WORK TO DO:
Show every line where "this" occurs.

RECORDED DATA:
◆ ◆ ◆ ◆

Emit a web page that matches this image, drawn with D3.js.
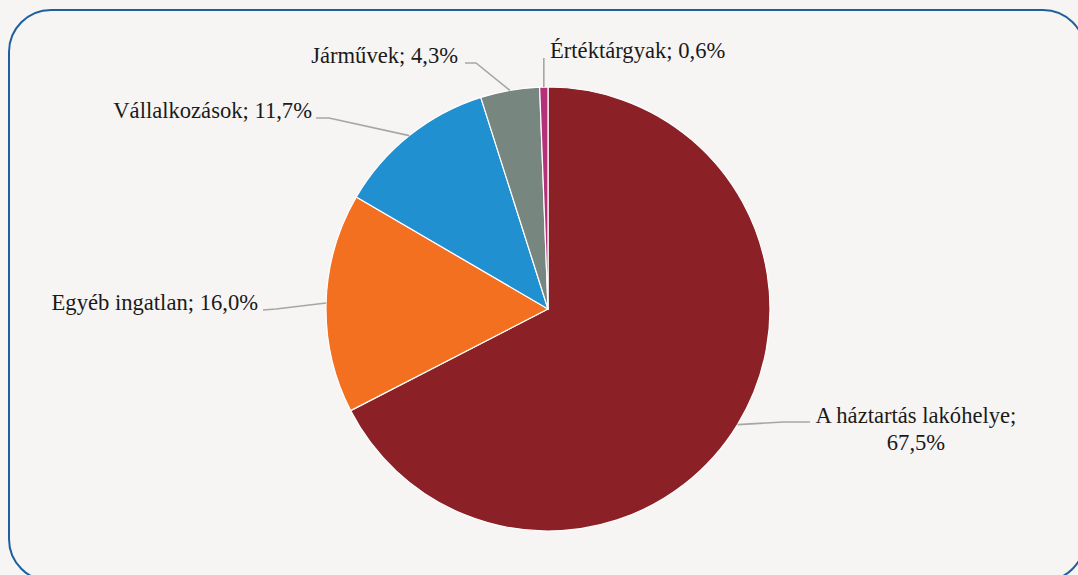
<!DOCTYPE html>
<html>
<head>
<meta charset="utf-8">
<script src="https://cdn.jsdelivr.net/npm/d3@7"></script>
<style>
  html, body { margin: 0; padding: 0; background: #f7f5f3; overflow: hidden; }
  svg { display: block; }
  .label { font-family: "Liberation Serif", "DejaVu Serif", serif; font-size: 22.6px; fill: #1a1a1a; }
</style>
</head>
<body>
<svg id="chart"></svg>
<script>
// adatok
const categories = ["A háztartás lakóhelye", "Egyéb ingatlan", "Vállalkozások", "Járművek", "Értéktárgyak"];
const values = [67.5, 16.0, 11.7, 4.3, 0.6];
const colors = ["#8b2126", "#f37021", "#2190d0", "#77877f", "#b2317a"];

const width = 1078, height = 575;
const cx = 548, cy = 309, radius = 222;

// címkék helye (a középponthoz képest): töréspont, vonal vége, szöveg
const labelLayout = [
  { elbow: [235, 113], end: [262, 113], text: [368, 114], anchor: "middle", lines: 2 },
  { elbow: [-272, 0], end: [-285, 1], text: [-290, 1], anchor: "end", lines: 1 },
  { elbow: [-219, -191], end: [-232, -191], text: [-236, -191], anchor: "end", lines: 1 },
  { elbow: [-72, -246], end: [-83, -246], text: [-90, -246], anchor: "end", lines: 1 },
  { elbow: [-3, -251], end: [-3, -251], text: [2, -251], anchor: "start", lines: 1 }
];

const fmt = v => d3.format(".1f")(v).replace(".", ",") + "%";

const svg = d3.select("#chart")
  .attr("width", width)
  .attr("height", height);

// keret
svg.append("rect")
  .attr("x", 9).attr("y", 10)
  .attr("width", 1076).attr("height", 571)
  .attr("rx", 42).attr("ry", 42)
  .attr("fill", "#f7f5f3")
  .attr("stroke", "#1f5f9f")
  .attr("stroke-width", 2);

const g = svg.append("g").attr("transform", `translate(${cx},${cy})`);

const pie = d3.pie().sort(null).value(d => d);
const arcs = pie(values);

const arc = d3.arc().innerRadius(0).outerRadius(radius);
const edge = d3.arc().innerRadius(radius).outerRadius(radius);

g.selectAll("path.slice")
  .data(arcs)
  .enter()
  .append("path")
  .attr("class", "slice")
  .attr("d", arc)
  .attr("fill", (d, i) => colors[i])
  .attr("stroke", "#ffffff")
  .attr("stroke-width", 1.2);

// vezetővonalak
g.selectAll("polyline.leader")
  .data(arcs)
  .enter()
  .append("polyline")
  .attr("class", "leader")
  .attr("points", (d, i) => {
    const p = edge.centroid(d);
    const l = labelLayout[i];
    if (i === 4) return [[p[0], p[1]], [p[0], l.end[1]]].map(q => q.join(",")).join(" ");
    return [p, l.elbow, l.end].map(q => q.join(",")).join(" ");
  })
  .attr("fill", "none")
  .attr("stroke", "#a6a6a6")
  .attr("stroke-width", 1.6);

// címkék
g.selectAll("text.label")
  .data(arcs)
  .enter()
  .append("text")
  .attr("class", "label")
  .attr("text-anchor", (d, i) => labelLayout[i].anchor)
  .each(function (d, i) {
    const l = labelLayout[i];
    const t = d3.select(this);
    const txt = categories[i] + ";";
    if (l.lines === 2) {
      t.append("tspan").attr("x", l.text[0]).attr("y", l.text[1]).text(txt);
      t.append("tspan").attr("x", l.text[0]).attr("y", l.text[1] + 27).text(fmt(values[i]));
    } else {
      t.attr("x", l.text[0]).attr("y", l.text[1]).text(txt + " " + fmt(values[i]));
    }
  });
</script>
</body>
</html>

◆ ◆ ◆ ◆

ANSWER TO THE PROBLEM:
Emit a web page that matches this image, drawn with D3.js.
    const t = d3.select(this);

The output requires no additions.